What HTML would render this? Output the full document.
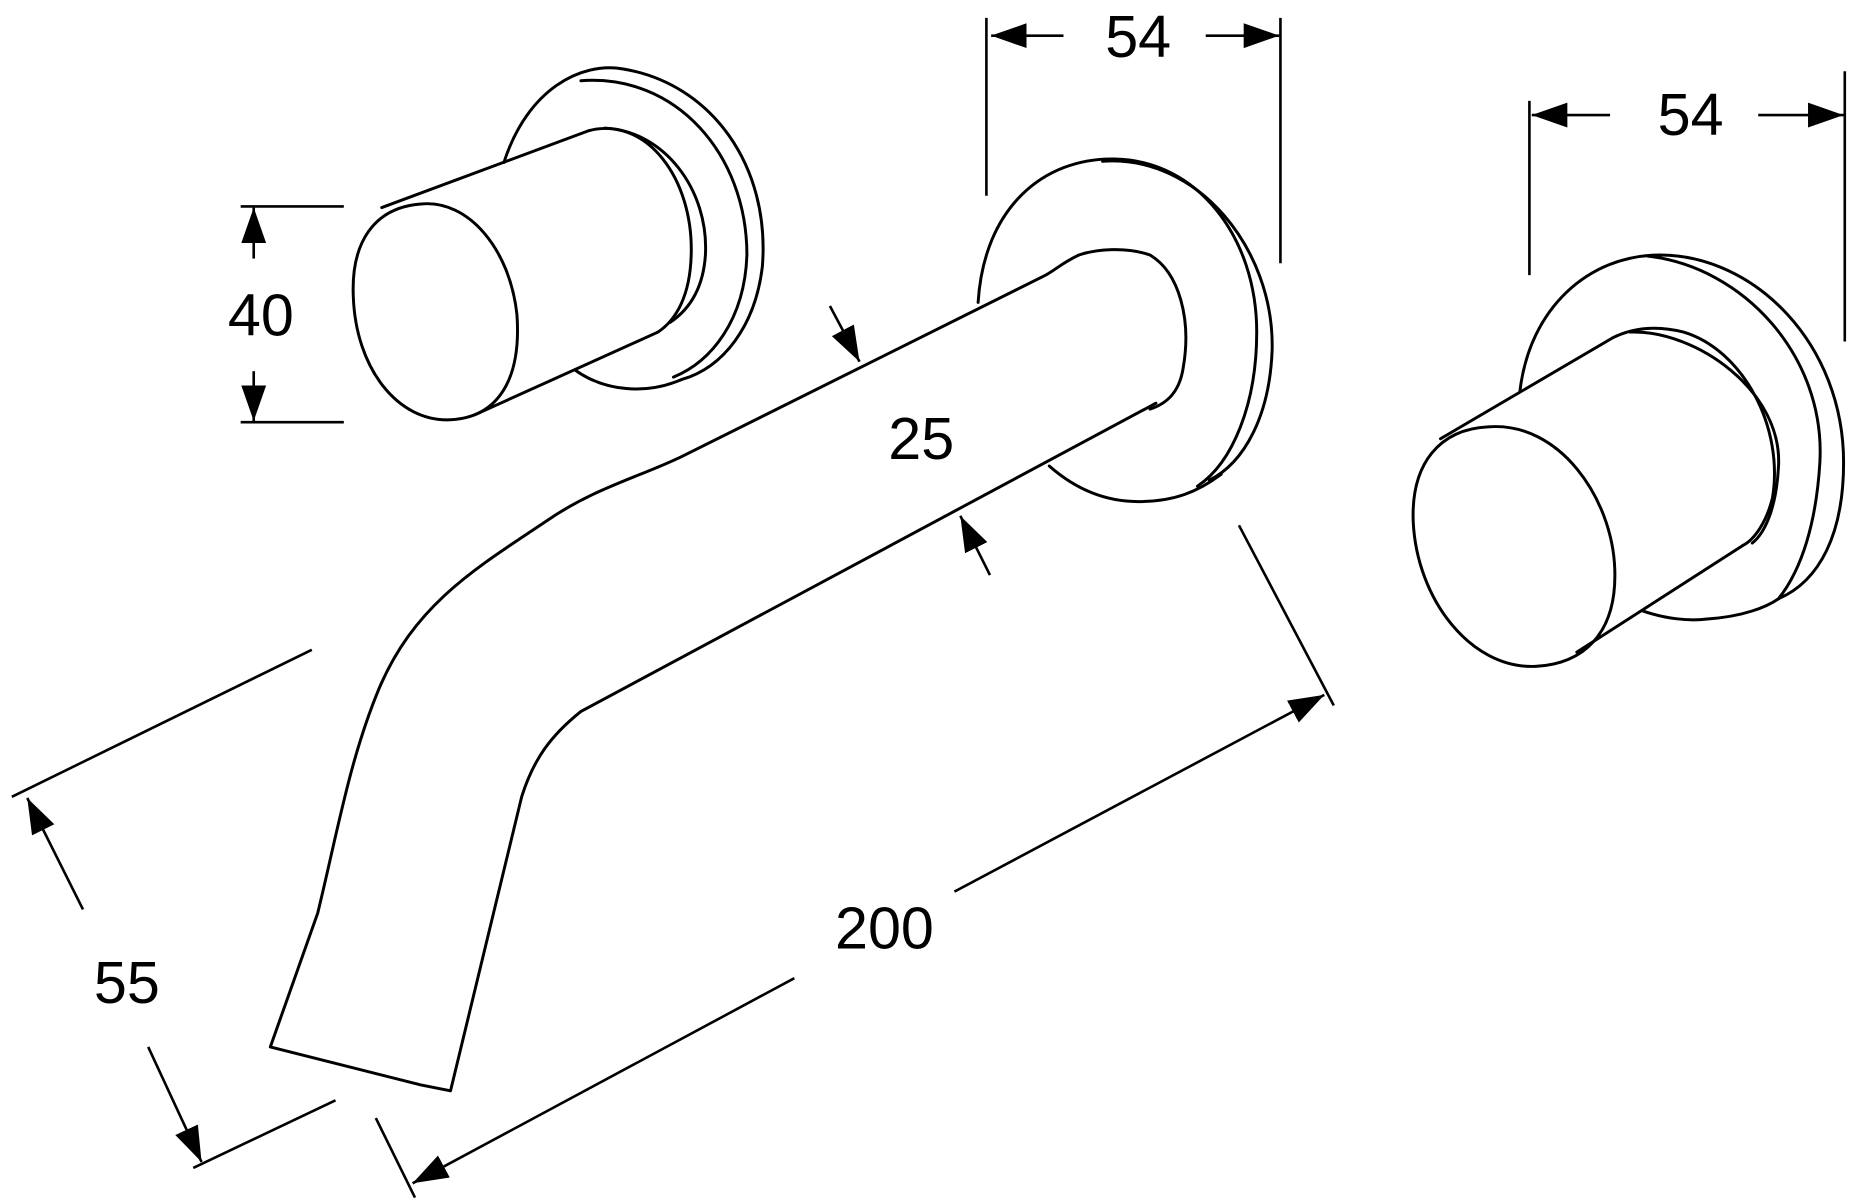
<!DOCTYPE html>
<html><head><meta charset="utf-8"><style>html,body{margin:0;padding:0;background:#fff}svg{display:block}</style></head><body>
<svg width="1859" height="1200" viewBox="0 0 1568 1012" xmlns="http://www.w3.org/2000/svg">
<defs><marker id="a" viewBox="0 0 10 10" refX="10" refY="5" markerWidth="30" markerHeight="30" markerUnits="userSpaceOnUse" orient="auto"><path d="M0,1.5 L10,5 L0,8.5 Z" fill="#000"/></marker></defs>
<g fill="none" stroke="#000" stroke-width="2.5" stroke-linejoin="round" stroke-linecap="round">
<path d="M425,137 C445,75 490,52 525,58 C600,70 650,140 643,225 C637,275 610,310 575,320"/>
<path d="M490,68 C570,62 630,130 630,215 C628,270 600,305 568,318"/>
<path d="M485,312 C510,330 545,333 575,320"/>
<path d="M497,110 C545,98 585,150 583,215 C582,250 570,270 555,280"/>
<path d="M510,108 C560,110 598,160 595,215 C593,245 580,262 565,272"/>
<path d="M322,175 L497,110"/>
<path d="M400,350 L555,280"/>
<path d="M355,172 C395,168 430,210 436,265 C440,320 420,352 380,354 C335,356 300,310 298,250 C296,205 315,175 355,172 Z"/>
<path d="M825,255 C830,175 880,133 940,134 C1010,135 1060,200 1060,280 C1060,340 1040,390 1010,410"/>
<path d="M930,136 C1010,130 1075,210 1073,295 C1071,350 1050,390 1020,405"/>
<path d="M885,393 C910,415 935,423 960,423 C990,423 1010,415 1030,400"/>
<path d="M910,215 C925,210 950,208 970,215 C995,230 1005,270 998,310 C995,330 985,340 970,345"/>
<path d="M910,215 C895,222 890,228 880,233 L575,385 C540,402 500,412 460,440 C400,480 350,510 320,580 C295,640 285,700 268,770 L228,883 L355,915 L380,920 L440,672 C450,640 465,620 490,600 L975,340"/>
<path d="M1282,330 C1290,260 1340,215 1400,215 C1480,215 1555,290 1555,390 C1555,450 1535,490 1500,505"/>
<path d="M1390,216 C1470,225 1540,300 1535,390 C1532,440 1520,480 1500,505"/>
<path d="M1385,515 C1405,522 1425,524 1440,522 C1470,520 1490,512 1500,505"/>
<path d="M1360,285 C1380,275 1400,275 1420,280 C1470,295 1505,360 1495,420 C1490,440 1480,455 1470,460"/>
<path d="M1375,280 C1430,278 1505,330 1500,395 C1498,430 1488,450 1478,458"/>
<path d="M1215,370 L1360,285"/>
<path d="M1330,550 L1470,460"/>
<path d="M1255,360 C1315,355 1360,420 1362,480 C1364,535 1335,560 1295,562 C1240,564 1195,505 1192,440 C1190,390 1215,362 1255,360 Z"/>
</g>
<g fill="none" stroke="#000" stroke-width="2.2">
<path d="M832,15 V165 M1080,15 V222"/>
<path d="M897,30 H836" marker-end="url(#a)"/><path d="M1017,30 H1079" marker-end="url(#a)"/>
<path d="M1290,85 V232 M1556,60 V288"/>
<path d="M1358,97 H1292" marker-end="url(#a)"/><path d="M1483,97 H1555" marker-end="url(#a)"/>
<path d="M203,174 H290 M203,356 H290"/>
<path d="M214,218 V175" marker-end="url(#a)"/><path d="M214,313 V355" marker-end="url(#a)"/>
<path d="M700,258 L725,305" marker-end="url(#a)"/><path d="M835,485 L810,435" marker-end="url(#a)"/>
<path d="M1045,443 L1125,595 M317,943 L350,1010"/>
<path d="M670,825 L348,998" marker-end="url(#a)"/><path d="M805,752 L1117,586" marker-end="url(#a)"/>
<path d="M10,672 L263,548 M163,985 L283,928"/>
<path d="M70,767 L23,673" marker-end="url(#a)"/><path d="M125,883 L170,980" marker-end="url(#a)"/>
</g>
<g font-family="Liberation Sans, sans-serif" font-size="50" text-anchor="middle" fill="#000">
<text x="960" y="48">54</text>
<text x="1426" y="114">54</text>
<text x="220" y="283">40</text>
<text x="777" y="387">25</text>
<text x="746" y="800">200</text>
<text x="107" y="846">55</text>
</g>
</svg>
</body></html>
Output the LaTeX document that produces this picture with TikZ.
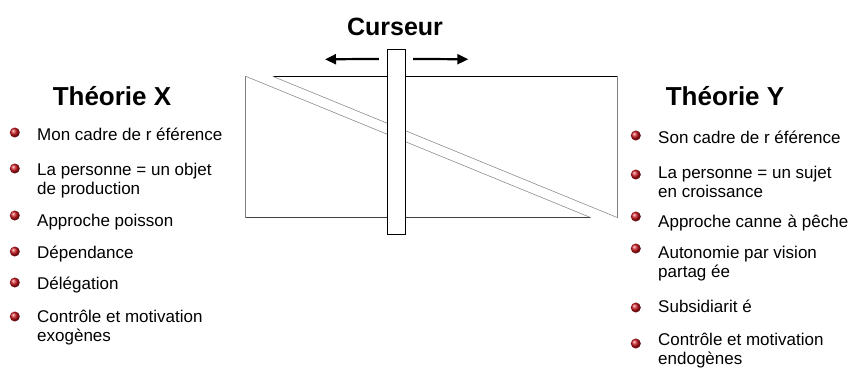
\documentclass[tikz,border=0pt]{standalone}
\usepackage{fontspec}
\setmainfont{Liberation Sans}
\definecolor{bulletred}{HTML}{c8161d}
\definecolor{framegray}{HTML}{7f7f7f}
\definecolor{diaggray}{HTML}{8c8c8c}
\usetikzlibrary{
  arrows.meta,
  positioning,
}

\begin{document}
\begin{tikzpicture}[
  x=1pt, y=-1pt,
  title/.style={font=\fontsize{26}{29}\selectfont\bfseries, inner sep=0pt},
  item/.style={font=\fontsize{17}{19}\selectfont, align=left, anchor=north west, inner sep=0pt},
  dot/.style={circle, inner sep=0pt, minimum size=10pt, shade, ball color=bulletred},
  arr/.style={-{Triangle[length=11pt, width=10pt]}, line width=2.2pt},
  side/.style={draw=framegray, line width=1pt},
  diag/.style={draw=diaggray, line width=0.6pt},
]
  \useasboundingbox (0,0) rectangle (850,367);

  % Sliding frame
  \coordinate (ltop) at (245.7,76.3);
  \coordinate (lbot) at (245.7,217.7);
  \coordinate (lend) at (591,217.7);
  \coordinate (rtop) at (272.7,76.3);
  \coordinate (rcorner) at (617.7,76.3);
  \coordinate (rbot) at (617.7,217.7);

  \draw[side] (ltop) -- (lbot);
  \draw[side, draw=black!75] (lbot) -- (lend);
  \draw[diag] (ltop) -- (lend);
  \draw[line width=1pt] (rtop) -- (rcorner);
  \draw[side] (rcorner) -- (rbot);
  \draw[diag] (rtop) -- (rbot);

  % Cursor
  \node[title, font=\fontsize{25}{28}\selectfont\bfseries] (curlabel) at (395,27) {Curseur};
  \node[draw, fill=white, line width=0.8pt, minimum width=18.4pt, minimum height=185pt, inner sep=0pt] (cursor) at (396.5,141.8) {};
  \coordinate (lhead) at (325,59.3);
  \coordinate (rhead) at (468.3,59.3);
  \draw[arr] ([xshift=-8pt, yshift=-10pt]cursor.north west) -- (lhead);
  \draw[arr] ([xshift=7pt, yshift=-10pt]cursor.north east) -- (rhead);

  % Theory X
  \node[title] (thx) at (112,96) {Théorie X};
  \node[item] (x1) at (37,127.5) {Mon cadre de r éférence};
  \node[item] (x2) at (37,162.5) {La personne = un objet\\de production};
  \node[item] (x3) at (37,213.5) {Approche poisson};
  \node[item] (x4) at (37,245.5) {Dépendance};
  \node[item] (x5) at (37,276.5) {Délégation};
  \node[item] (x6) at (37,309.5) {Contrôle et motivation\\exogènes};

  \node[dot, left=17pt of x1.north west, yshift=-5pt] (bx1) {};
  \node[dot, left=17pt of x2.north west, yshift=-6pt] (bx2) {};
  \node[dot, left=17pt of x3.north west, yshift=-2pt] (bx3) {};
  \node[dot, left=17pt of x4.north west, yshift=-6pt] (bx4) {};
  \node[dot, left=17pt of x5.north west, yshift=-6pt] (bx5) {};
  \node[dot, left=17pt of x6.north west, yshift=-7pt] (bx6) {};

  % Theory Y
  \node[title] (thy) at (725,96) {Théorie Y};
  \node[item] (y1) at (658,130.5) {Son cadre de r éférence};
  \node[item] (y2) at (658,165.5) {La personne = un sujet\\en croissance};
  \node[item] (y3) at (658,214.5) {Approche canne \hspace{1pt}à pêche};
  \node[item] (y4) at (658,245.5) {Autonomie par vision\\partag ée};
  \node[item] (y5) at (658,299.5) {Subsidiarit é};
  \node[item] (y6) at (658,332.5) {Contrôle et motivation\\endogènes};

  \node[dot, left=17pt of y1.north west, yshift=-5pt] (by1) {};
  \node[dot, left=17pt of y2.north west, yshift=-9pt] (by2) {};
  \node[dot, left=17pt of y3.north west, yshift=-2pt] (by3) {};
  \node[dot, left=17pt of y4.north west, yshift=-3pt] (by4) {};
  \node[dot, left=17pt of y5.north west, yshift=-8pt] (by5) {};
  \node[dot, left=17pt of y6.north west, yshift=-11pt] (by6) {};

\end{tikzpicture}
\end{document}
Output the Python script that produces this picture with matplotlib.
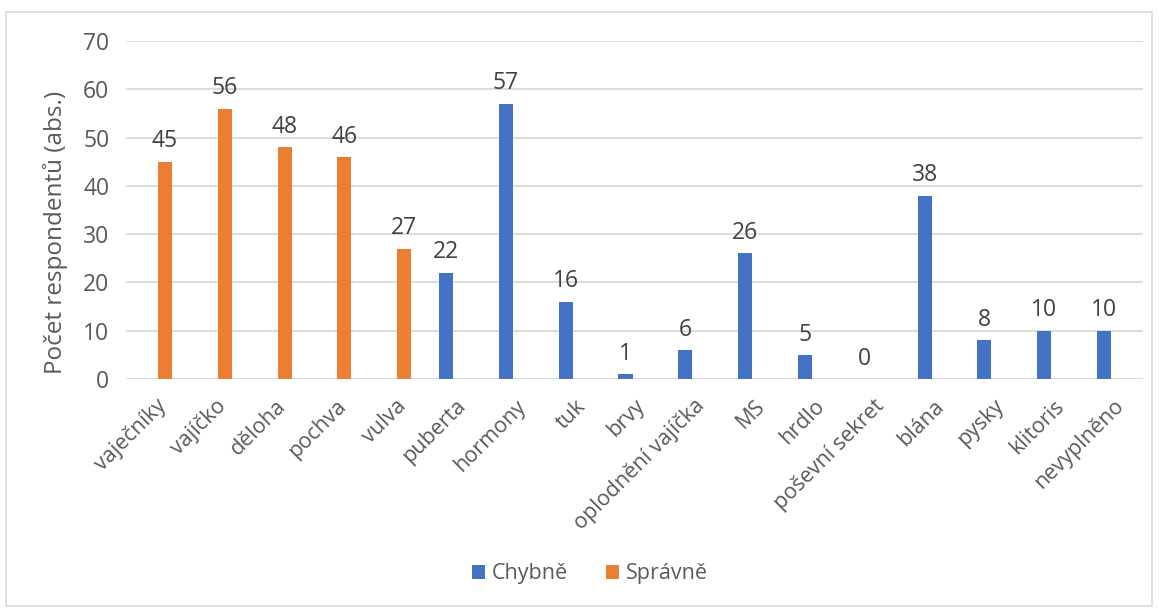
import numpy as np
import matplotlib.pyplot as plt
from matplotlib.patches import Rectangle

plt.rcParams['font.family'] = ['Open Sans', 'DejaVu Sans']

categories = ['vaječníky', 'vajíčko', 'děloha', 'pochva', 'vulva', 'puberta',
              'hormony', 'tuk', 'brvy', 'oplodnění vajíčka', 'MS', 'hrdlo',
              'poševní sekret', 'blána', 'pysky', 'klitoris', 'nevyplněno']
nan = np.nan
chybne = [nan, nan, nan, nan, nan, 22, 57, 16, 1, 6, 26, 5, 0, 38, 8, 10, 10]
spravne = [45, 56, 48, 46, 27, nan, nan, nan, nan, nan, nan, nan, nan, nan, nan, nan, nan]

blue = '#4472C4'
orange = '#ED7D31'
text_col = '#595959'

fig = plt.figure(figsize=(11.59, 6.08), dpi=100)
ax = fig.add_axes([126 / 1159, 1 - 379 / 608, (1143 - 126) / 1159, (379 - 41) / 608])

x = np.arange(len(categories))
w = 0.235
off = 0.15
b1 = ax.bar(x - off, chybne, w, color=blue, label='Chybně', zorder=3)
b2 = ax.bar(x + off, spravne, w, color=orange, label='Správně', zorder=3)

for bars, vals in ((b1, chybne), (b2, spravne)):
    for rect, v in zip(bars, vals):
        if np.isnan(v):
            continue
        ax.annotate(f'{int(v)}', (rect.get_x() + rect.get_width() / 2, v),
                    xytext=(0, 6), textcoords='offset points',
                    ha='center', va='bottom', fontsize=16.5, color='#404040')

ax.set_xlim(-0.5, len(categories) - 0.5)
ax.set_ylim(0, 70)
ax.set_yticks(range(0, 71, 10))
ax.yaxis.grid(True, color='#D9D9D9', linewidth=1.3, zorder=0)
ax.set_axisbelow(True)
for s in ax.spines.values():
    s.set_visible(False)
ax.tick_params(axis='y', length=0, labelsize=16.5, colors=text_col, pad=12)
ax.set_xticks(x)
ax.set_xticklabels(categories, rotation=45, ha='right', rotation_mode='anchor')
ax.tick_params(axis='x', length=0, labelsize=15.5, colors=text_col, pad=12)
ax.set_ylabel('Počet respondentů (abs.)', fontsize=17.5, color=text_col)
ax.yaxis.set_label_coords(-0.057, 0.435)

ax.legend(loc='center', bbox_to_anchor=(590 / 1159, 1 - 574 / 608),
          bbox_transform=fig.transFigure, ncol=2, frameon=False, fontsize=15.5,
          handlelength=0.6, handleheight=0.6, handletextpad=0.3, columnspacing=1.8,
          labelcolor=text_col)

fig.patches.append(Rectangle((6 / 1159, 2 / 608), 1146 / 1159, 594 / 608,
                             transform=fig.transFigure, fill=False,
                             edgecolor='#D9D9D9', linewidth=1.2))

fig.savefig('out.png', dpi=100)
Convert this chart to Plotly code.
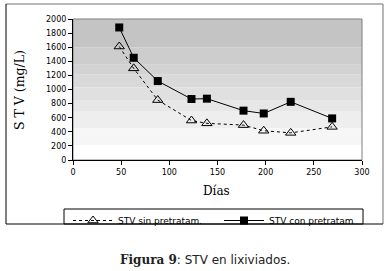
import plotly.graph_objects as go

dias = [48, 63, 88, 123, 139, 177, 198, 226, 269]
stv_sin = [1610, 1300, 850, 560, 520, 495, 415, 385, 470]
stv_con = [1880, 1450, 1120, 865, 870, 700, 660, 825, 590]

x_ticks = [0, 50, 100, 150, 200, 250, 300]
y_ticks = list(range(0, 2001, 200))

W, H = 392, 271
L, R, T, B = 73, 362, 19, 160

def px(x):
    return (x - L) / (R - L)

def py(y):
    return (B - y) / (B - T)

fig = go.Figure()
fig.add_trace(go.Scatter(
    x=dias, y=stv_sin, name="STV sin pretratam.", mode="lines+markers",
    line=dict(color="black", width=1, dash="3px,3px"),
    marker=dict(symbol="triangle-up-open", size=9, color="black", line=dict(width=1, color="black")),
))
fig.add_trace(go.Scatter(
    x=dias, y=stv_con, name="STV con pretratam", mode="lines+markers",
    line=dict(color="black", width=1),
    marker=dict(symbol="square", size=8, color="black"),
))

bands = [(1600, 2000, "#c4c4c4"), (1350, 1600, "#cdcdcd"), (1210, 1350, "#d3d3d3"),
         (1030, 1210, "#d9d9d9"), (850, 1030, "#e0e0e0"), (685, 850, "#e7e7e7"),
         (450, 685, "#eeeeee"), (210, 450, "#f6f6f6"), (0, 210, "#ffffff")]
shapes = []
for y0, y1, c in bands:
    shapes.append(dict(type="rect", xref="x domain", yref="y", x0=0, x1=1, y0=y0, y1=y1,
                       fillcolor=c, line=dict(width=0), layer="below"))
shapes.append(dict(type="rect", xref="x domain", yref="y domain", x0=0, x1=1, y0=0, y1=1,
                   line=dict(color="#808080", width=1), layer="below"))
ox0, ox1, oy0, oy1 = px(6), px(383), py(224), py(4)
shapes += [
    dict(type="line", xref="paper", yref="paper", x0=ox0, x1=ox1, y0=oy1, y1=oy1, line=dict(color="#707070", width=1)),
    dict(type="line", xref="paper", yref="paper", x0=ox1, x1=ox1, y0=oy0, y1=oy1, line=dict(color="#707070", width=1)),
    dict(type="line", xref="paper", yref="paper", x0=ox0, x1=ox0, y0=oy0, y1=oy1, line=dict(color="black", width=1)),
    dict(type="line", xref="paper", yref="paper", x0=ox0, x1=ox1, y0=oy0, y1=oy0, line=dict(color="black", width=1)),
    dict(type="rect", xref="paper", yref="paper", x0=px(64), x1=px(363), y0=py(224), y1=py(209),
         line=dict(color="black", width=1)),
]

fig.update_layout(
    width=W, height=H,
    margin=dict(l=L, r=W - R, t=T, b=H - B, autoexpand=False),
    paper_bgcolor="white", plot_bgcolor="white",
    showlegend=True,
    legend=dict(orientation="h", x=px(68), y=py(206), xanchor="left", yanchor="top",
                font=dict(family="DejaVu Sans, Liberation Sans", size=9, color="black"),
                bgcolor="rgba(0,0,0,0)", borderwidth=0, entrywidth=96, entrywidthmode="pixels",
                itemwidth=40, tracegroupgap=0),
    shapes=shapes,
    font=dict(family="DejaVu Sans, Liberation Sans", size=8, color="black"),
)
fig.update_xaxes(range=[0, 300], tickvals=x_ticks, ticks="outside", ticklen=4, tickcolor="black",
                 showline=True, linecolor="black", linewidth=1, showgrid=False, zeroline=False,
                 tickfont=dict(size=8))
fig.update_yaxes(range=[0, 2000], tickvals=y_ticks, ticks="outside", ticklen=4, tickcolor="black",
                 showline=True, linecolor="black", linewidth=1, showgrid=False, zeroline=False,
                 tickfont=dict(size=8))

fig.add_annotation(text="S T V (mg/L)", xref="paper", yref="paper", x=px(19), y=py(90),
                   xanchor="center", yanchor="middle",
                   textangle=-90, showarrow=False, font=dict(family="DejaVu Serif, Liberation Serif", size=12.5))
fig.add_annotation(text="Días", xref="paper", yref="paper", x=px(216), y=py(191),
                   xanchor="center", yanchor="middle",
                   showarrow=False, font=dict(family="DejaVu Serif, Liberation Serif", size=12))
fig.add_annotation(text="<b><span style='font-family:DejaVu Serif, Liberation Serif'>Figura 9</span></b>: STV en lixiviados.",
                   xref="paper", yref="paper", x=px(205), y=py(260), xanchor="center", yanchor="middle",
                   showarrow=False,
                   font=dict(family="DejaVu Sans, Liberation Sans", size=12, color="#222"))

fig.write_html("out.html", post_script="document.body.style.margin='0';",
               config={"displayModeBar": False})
━━━━━━━━━━━━━━━━━━━━
- **Given request**
All lines above from the one containing "Convert this chart to Plotly code." through the one containing "y_ticks = list(range(0, 2001, 200))" are to be quoted exactly, and only those; pictures are left out.

- **Response to the task**
Convert this chart to Plotly code.
import plotly.graph_objects as go

dias = [48, 63, 88, 123, 139, 177, 198, 226, 269]
stv_sin = [1610, 1300, 850, 560, 520, 495, 415, 385, 470]
stv_con = [1880, 1450, 1120, 865, 870, 700, 660, 825, 590]

x_ticks = [0, 50, 100, 150, 200, 250, 300]
y_ticks = list(range(0, 2001, 200))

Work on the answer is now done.